I wanted to write a piece about funny mission statements, but what I quickly realized is that while almost all mission statements are laughable in some way, they're rarely funny. A perfect example is the Mission Statement Generator found on Dilbert.com. The idea of the Generator is hysterical. They've programmed in every business buzz word you can imagine like "proactively", "seven-habits conforming", "empowerment", and "paradigm shift", and then the little generator spits out complete mission statements, ready for cutting and pasting into your annual report.
The problem is that the mission statements it generates are so spot on, they're not so much funny as depressing. "It is our business to quickly maintain competitive sources while continuing to globally simplify virtual services." "We strive to globally provide access to multimedia based intellectual capital and efficiently simplify effective sources to stay competitive in tomorrow's world." "Our mission is to collaboratively leverage existing high standards in content while promoting personal employee growth." Try to read them, and your mind just kind of slips off of them.
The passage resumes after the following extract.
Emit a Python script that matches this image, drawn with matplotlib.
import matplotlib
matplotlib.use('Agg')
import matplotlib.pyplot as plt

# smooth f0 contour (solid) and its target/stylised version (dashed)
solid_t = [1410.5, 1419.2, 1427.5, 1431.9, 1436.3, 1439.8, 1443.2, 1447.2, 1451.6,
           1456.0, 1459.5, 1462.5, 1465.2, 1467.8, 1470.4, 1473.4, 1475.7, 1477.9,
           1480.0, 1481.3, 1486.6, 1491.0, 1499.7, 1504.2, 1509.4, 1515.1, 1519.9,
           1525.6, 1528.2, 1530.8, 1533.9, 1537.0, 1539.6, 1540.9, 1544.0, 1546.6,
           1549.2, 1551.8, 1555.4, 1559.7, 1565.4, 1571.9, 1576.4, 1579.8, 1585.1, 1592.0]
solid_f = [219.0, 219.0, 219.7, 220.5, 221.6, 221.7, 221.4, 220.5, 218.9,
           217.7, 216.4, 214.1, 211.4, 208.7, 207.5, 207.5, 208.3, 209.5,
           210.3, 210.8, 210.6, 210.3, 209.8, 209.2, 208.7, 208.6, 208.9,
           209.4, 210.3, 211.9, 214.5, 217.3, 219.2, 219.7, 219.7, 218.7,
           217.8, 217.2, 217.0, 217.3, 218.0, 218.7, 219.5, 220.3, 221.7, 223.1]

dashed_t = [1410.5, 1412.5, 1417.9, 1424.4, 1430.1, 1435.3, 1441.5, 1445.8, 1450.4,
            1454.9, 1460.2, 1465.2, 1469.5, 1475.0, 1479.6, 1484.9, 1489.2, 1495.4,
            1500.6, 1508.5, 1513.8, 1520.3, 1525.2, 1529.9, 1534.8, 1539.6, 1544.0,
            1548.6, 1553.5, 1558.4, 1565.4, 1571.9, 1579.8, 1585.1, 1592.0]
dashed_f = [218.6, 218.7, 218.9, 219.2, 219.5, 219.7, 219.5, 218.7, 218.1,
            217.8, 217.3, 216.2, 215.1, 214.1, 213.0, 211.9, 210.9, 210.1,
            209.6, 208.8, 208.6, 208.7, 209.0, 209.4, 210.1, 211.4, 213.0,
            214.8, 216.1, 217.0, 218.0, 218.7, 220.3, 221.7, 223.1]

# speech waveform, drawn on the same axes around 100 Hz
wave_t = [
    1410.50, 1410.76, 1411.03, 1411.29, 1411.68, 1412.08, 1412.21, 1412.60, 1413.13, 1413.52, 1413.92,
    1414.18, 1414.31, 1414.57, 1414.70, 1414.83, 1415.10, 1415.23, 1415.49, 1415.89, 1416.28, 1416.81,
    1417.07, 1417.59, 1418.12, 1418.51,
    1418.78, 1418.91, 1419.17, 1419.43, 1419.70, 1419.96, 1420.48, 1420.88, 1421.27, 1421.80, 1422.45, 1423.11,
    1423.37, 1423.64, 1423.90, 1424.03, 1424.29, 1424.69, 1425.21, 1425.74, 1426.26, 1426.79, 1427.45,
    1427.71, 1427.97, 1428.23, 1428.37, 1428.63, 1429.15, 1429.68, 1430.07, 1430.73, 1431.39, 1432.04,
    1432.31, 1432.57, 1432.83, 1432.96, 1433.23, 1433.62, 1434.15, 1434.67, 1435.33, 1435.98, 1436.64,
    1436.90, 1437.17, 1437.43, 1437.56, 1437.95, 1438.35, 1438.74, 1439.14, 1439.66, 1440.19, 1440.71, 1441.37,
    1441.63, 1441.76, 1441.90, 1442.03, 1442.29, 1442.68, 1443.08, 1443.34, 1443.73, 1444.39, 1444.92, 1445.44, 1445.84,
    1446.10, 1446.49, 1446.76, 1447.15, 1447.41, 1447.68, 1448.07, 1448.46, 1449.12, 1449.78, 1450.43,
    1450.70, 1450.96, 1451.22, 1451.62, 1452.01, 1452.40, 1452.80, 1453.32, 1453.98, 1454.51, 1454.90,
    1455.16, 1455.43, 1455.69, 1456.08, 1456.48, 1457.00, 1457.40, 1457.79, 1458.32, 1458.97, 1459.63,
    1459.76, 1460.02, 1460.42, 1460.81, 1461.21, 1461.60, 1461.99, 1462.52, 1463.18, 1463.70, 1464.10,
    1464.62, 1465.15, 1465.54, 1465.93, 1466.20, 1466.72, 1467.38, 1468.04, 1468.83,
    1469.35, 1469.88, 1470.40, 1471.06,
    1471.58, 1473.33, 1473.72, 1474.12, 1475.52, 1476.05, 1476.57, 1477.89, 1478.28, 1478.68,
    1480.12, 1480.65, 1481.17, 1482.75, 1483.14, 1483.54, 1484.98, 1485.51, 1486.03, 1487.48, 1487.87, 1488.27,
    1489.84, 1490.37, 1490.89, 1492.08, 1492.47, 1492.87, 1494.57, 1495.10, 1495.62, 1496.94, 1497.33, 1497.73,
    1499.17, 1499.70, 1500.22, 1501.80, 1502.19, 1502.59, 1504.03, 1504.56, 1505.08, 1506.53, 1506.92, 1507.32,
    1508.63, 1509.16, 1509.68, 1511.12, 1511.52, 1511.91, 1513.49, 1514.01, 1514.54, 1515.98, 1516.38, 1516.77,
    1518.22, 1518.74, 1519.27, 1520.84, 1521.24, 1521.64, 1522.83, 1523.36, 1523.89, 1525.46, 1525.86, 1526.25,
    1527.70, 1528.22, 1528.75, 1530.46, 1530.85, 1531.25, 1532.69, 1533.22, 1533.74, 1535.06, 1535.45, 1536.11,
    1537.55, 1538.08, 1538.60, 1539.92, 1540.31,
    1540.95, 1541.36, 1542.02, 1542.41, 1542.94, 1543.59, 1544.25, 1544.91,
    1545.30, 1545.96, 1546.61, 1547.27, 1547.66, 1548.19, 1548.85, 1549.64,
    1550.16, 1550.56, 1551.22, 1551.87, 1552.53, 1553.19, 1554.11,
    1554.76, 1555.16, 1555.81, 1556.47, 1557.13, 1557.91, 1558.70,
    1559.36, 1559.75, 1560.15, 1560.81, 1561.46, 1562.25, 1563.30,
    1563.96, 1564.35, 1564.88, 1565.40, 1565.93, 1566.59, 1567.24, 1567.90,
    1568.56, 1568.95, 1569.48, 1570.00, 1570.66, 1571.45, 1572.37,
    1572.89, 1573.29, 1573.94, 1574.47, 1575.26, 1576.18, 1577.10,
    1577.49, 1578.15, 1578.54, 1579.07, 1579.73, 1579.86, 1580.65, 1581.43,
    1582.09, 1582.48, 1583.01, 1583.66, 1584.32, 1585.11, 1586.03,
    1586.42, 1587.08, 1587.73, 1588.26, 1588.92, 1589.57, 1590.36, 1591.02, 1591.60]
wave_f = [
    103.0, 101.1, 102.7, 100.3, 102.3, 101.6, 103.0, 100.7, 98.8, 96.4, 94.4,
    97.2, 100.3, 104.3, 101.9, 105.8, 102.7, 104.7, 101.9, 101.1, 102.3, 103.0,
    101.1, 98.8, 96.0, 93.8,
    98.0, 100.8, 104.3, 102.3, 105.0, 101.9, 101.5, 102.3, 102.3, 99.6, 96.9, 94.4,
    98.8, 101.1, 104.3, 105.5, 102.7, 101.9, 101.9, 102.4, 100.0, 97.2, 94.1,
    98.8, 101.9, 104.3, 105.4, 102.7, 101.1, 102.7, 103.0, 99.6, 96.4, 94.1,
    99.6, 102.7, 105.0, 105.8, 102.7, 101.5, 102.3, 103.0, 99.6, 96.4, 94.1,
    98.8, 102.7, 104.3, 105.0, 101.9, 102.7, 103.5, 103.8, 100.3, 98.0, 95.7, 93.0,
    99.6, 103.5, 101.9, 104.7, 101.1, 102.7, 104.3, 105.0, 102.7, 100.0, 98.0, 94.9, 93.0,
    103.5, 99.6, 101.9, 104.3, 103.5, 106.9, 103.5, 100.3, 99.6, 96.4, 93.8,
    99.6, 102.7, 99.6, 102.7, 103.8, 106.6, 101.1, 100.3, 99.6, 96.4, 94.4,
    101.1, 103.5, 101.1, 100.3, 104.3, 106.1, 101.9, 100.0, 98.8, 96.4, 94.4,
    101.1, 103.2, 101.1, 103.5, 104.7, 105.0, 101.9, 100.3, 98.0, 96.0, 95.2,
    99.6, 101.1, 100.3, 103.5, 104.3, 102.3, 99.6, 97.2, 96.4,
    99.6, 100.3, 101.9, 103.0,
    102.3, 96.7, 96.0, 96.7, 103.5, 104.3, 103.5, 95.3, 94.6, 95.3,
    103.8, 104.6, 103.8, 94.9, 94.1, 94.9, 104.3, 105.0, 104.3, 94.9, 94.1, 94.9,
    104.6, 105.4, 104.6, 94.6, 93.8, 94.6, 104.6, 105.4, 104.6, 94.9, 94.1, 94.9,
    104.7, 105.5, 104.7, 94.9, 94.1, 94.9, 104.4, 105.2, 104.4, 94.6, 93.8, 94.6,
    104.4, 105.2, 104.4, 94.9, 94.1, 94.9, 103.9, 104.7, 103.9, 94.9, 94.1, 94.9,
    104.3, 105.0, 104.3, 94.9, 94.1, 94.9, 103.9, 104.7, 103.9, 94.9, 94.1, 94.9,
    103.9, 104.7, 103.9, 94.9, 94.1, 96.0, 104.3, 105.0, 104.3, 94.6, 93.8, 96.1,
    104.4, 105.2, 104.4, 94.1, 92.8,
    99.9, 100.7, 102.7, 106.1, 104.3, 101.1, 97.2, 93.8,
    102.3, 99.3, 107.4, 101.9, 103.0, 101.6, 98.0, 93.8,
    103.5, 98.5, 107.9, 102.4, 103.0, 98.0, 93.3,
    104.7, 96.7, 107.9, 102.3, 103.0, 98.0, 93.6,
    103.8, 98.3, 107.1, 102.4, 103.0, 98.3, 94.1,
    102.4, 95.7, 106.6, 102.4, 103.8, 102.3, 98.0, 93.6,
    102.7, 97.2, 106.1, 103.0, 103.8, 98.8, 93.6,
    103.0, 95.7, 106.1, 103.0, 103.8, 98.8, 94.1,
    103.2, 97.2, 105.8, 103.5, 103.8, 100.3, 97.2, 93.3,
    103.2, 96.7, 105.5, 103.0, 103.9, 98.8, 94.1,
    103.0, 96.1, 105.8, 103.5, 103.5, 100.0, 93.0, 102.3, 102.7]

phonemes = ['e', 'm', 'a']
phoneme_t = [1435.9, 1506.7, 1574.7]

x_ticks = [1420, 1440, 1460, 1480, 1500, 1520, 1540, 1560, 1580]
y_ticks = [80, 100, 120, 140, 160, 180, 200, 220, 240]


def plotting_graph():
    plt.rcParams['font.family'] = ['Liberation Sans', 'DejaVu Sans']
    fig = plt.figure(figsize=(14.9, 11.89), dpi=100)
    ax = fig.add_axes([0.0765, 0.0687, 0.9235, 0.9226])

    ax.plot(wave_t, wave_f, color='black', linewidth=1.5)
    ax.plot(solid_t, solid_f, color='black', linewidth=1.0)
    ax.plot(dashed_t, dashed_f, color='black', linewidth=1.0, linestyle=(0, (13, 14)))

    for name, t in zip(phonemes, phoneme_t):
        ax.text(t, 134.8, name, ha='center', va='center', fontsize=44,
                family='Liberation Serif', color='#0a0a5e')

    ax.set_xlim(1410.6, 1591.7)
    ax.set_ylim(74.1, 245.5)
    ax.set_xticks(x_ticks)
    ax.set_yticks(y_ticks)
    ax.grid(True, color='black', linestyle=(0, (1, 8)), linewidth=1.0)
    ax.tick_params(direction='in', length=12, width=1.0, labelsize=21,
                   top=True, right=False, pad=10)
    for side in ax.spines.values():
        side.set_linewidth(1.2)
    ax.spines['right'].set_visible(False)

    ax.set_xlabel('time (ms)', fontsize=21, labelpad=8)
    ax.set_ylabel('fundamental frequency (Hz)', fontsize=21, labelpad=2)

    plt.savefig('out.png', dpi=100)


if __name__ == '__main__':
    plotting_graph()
They are so replete with meaningful meaningless, the mind cannot get purchase and instead decides to take early vacation.
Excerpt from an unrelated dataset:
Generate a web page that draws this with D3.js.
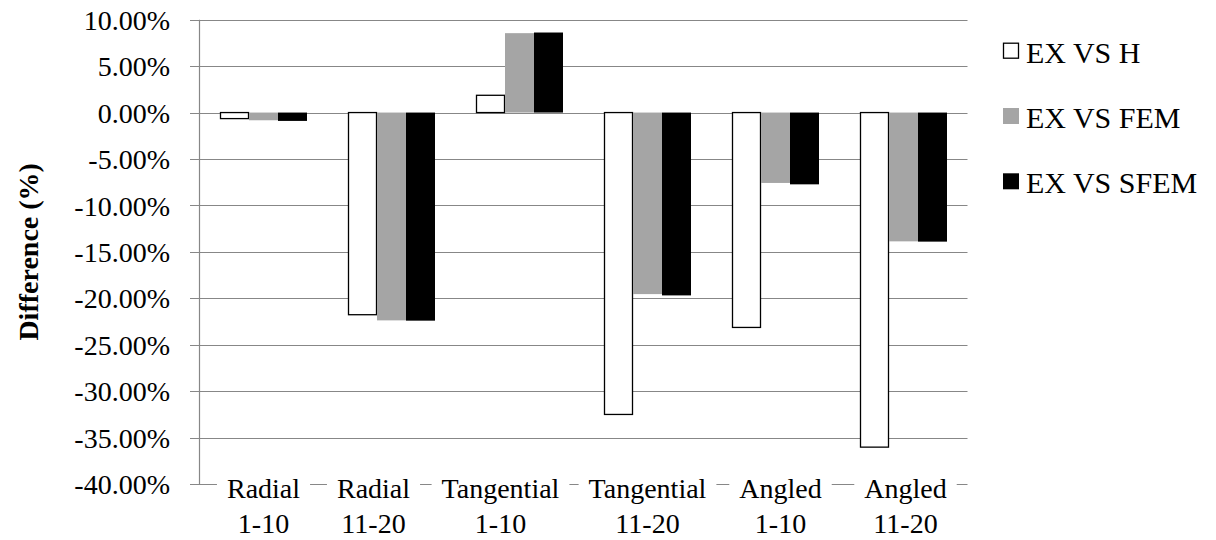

Since I'm a person who has been employed in the Aughts, I've obviously been obliged to participate in Mission Statement creation for the organization which employs me. Our system has recently begun a new process which not only involves the Library developing a mission and vision statement, but each department developing one as well. The process my department went through coming up with its mission statement was, frankly, painful, and it's still a sore topic amongst some of my colleagues.
One (although by no means the only) problem had to do with the word "enthusiasm". A suggestion was put forward that our department's mission was to do some particular things involving customer service "with enthusiasm", or "enthusiastically". I'd missed the first planning meaning, or else I never would have opened my mouth, but I made the mistake of suggesting that we NOT use the word enthusiasm. My philosophy is that my library (which I like, by the way — I've worked for significantly worse) can ask me to do many things, can require me to do many things but they really can't mandate my feelings about the process. I can make customers my focus. I can produce things in a timely manner. I can constantly strive to deliver goods of the highest quality, but my feelings about those actions are my own, dammit, and if one day I don't feel like being enthusiastic about it, must that be a crime against our mission?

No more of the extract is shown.